● **Exercise**
Extract the full listing verbatim and drop any pictures from your copy.

● **Raw data**
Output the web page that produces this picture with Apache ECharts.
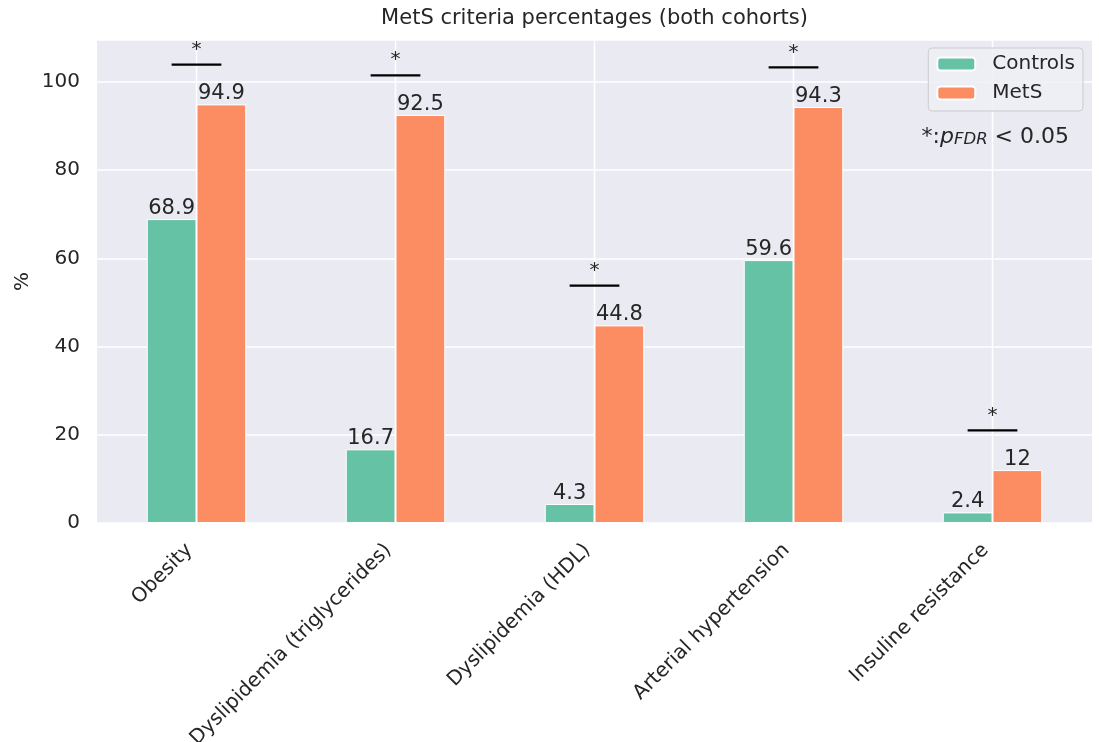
<!DOCTYPE html>
<html>
<head>
<meta charset="utf-8">
<script src="https://cdn.jsdelivr.net/npm/echarts@6/dist/echarts.min.js"></script>
<style>
  html, body { margin: 0; padding: 0; background: #ffffff; }
  #chart { width: 1099px; height: 742px; }
</style>
</head>
<body>
<div id="chart"></div>
<script>
// MetS criteria percentages for both cohorts
const categories = ['Obesity', 'Dyslipidemia (triglycerides)', 'Dyslipidemia (HDL)', 'Arterial hypertension', 'Insuline resistance'];
const controls = [68.9, 16.7, 4.3, 59.6, 2.4];
const mets = [94.9, 92.5, 44.8, 94.3, 12];
const yTicks = [0, 20, 40, 60, 80, 100];
// significance brackets: [category index, bracket height]
const significance = [[0, 103.9], [1, 101.5], [2, 53.8], [3, 103.3], [4, 21.0]];

const FONT = 'DejaVu Sans';
const INK = '#262626';

const GRID_LEFT = 97, GRID_RIGHT = 7;
const W = 1099;

const chart = echarts.init(document.getElementById('chart'), null, { renderer: 'canvas' });

const barLabel = {
  show: true,
  position: 'top',
  distance: 0,
  color: INK,
  fontFamily: FONT,
  fontSize: 21
};

chart.setOption({
  animation: false,
  backgroundColor: '#ffffff',
  textStyle: { fontFamily: FONT, color: INK },
  grid: {
    left: GRID_LEFT, right: GRID_RIGHT, top: 40, bottom: 219,
    outerBoundsMode: 'none',
    containLabel: false,
    show: true, backgroundColor: '#eaeaf2', borderWidth: 0
  },
  legend: {
    right: 16, top: 48,
    orient: 'vertical',
    itemWidth: 38, itemHeight: 13, itemGap: 9,
    padding: [6, 8, 8, 8],
    backgroundColor: 'rgba(238,238,245,0.9)',
    borderColor: '#cccccc', borderWidth: 1, borderRadius: 4,
    textStyle: { fontFamily: FONT, fontSize: 20, color: INK, padding: [0, 0, 0, 12] },
    data: ['Controls', 'MetS']
  },
  xAxis: {
    type: 'category',
    data: categories,
    axisLine: { show: false },
    axisTick: { show: false },
    splitLine: { show: false },
    axisLabel: {
      rotate: 45, margin: 17, interval: 0,
      padding: [0, 10, 0, 0],
      fontFamily: FONT, fontSize: 20, color: INK
    }
  },
  yAxis: {
    type: 'value',
    min: 0, max: 109.5, interval: 20,
    name: '%',
    nameLocation: 'middle',
    nameGap: 64,
    nameMoveOverlap: false,
    nameRotate: 90,
    nameTextStyle: { fontFamily: FONT, fontSize: 20, color: INK },
    axisLine: { show: false },
    axisTick: { show: false },
    splitLine: { lineStyle: { color: '#ffffff', width: 1.5 } },
    axisLabel: {
      showMaxLabel: false, margin: 17,
      fontFamily: FONT, fontSize: 20, color: INK,
      formatter: v => (yTicks.indexOf(v) >= 0 ? String(v) : '')
    }
  },
  series: [
    {
      // vertical grid lines at each category tick
      name: 'xgrid', type: 'custom', silent: true, z: 1,
      data: categories.map((c, i) => [i]),
      encode: { x: 0 },
      renderItem: function (params, api) {
        const x = api.coord([api.value(0), 0])[0];
        const cs = params.coordSys;
        return {
          type: 'line',
          shape: { x1: x, y1: cs.y, x2: x, y2: cs.y + cs.height },
          style: { stroke: '#ffffff', lineWidth: 1.5 }
        };
      }
    },
    {
      name: 'Controls', type: 'bar', data: controls,
      barWidth: '25%', barGap: '0%',
      itemStyle: { color: '#66c2a5', borderColor: '#ffffff', borderWidth: 1 },
      label: barLabel
    },
    {
      name: 'MetS', type: 'bar', data: mets,
      barWidth: '25%', barGap: '0%',
      itemStyle: { color: '#fc8d62', borderColor: '#ffffff', borderWidth: 1 },
      label: barLabel
    },
    {
      // bracket from the Controls bar centre to the MetS bar centre, with a star above
      name: 'significance', type: 'custom', data: significance,
      silent: true, z: 5,
      renderItem: function (params, api) {
        const p = api.coord([api.value(0), api.value(1)]);
        const band = api.size([1, 0])[0];
        const half = band * 0.125;
        return {
          type: 'group',
          children: [
            {
              type: 'line',
              shape: { x1: p[0] - half, y1: p[1], x2: p[0] + half, y2: p[1] },
              style: { stroke: '#000000', lineWidth: 2.2 }
            },
            {
              type: 'text',
              x: p[0], y: p[1] - 5,
              style: {
                text: '*', fill: INK, font: '20px "DejaVu Sans"',
                textAlign: 'center', textVerticalAlign: 'bottom'
              }
            }
          ]
        };
      }
    }
  ],
  graphic: [
    {
      // title, centred over the plotting area
      type: 'text',
      x: GRID_LEFT + (W - GRID_LEFT - GRID_RIGHT) / 2, y: 19,
      style: {
        text: 'MetS criteria percentages (both cohorts)',
        fill: INK, font: '21px "DejaVu Sans"',
        textAlign: 'center', textVerticalAlign: 'middle'
      }
    },
    {
      type: 'text',
      right: 30, top: 126,
      style: {
        text: '{n|*:}{i|p}{s|FDR}{n| < 0.05}',
        rich: {
          n: { fontFamily: FONT, fontSize: 22, fill: INK, verticalAlign: 'bottom', lineHeight: 26 },
          i: { fontFamily: FONT, fontSize: 22, fontStyle: 'italic', fill: INK, verticalAlign: 'bottom', lineHeight: 26 },
          s: { fontFamily: FONT, fontSize: 16.5, fontStyle: 'italic', fill: INK, verticalAlign: 'bottom', lineHeight: 21 }
        }
      }
    }
  ]
});
</script>
</body>
</html>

● **Output for this task**
Output the web page that produces this picture with Apache ECharts.
<!DOCTYPE html>
<html>
<head>
<meta charset="utf-8">
<script src="https://cdn.jsdelivr.net/npm/echarts@6/dist/echarts.min.js"></script>
<style>
  html, body { margin: 0; padding: 0; background: #ffffff; }
  #chart { width: 1099px; height: 742px; }
</style>
</head>
<body>
<div id="chart"></div>
<script>
// MetS criteria percentages for both cohorts
const categories = ['Obesity', 'Dyslipidemia (triglycerides)', 'Dyslipidemia (HDL)', 'Arterial hypertension', 'Insuline resistance'];
const controls = [68.9, 16.7, 4.3, 59.6, 2.4];
const mets = [94.9, 92.5, 44.8, 94.3, 12];
const yTicks = [0, 20, 40, 60, 80, 100];
// significance brackets: [category index, bracket height]
const significance = [[0, 103.9], [1, 101.5], [2, 53.8], [3, 103.3], [4, 21.0]];

const FONT = 'DejaVu Sans';
const INK = '#262626';

const GRID_LEFT = 97, GRID_RIGHT = 7;
const W = 1099;

const chart = echarts.init(document.getElementById('chart'), null, { renderer: 'canvas' });

const barLabel = {
  show: true,
  position: 'top',
  distance: 0,
  color: INK,
  fontFamily: FONT,
  fontSize: 21
};

chart.setOption({
  animation: false,
  backgroundColor: '#ffffff',
  textStyle: { fontFamily: FONT, color: INK },
  grid: {
    left: GRID_LEFT, right: GRID_RIGHT, top: 40, bottom: 219,
    outerBoundsMode: 'none',
    containLabel: false,
    show: true, backgroundColor: '#eaeaf2', borderWidth: 0
  },
  legend: {
    right: 16, top: 48,
    orient: 'vertical',
    itemWidth: 38, itemHeight: 13, itemGap: 9,
    padding: [6, 8, 8, 8],
    backgroundColor: 'rgba(238,238,245,0.9)',
    borderColor: '#cccccc', borderWidth: 1, borderRadius: 4,
    textStyle: { fontFamily: FONT, fontSize: 20, color: INK, padding: [0, 0, 0, 12] },
    data: ['Controls', 'MetS']
  },
  xAxis: {
    type: 'category',
    data: categories,
    axisLine: { show: false },
    axisTick: { show: false },
    splitLine: { show: false },
    axisLabel: {
      rotate: 45, margin: 17, interval: 0,
      padding: [0, 10, 0, 0],
      fontFamily: FONT, fontSize: 20, color: INK
    }
  },
  yAxis: {
    type: 'value',
    min: 0, max: 109.5, interval: 20,
    name: '%',
    nameLocation: 'middle',
    nameGap: 64,
    nameMoveOverlap: false,
    nameRotate: 90,
    nameTextStyle: { fontFamily: FONT, fontSize: 20, color: INK },
    axisLine: { show: false },
    axisTick: { show: false },
    splitLine: { lineStyle: { color: '#ffffff', width: 1.5 } },
    axisLabel: {
      showMaxLabel: false, margin: 17,
      fontFamily: FONT, fontSize: 20, color: INK,
      formatter: v => (yTicks.indexOf(v) >= 0 ? String(v) : '')
    }
  },
  series: [
    {
      // vertical grid lines at each category tick
      name: 'xgrid', type: 'custom', silent: true, z: 1,
      data: categories.map((c, i) => [i]),
      encode: { x: 0 },
      renderItem: function (params, api) {
        const x = api.coord([api.value(0), 0])[0];
        const cs = params.coordSys;
        return {
          type: 'line',
          shape: { x1: x, y1: cs.y, x2: x, y2: cs.y + cs.height },
          style: { stroke: '#ffffff', lineWidth: 1.5 }
        };
      }
    },
    {
      name: 'Controls', type: 'bar', data: controls,
      barWidth: '25%', barGap: '0%',
      itemStyle: { color: '#66c2a5', borderColor: '#ffffff', borderWidth: 1 },
      label: barLabel
    },
    {
      name: 'MetS', type: 'bar', data: mets,
      barWidth: '25%', barGap: '0%',
      itemStyle: { color: '#fc8d62', borderColor: '#ffffff', borderWidth: 1 },
      label: barLabel
    },
    {
      // bracket from the Controls bar centre to the MetS bar centre, with a star above
      name: 'significance', type: 'custom', data: significance,
      silent: true, z: 5,
      renderItem: function (params, api) {
        const p = api.coord([api.value(0), api.value(1)]);
        const band = api.size([1, 0])[0];
        const half = band * 0.125;
        return {
          type: 'group',
          children: [
            {
              type: 'line',
              shape: { x1: p[0] - half, y1: p[1], x2: p[0] + half, y2: p[1] },
              style: { stroke: '#000000', lineWidth: 2.2 }
            },
            {
              type: 'text',
              x: p[0], y: p[1] - 5,
              style: {
                text: '*', fill: INK, font: '20px "DejaVu Sans"',
                textAlign: 'center', textVerticalAlign: 'bottom'
              }
            }
          ]
        };
      }
    }
  ],
  graphic: [
    {
      // title, centred over the plotting area
      type: 'text',
      x: GRID_LEFT + (W - GRID_LEFT - GRID_RIGHT) / 2, y: 19,
      style: {
        text: 'MetS criteria percentages (both cohorts)',
        fill: INK, font: '21px "DejaVu Sans"',
        textAlign: 'center', textVerticalAlign: 'middle'
      }
    },
    {
      type: 'text',
      right: 30, top: 126,
      style: {
        text: '{n|*:}{i|p}{s|FDR}{n| < 0.05}',
        rich: {
          n: { fontFamily: FONT, fontSize: 22, fill: INK, verticalAlign: 'bottom', lineHeight: 26 },
          i: { fontFamily: FONT, fontSize: 22, fontStyle: 'italic', fill: INK, verticalAlign: 'bottom', lineHeight: 26 },
          s: { fontFamily: FONT, fontSize: 16.5, fontStyle: 'italic', fill: INK, verticalAlign: 'bottom', lineHeight: 21 }
        }
      }
    }
  ]
});
</script>
</body>
</html>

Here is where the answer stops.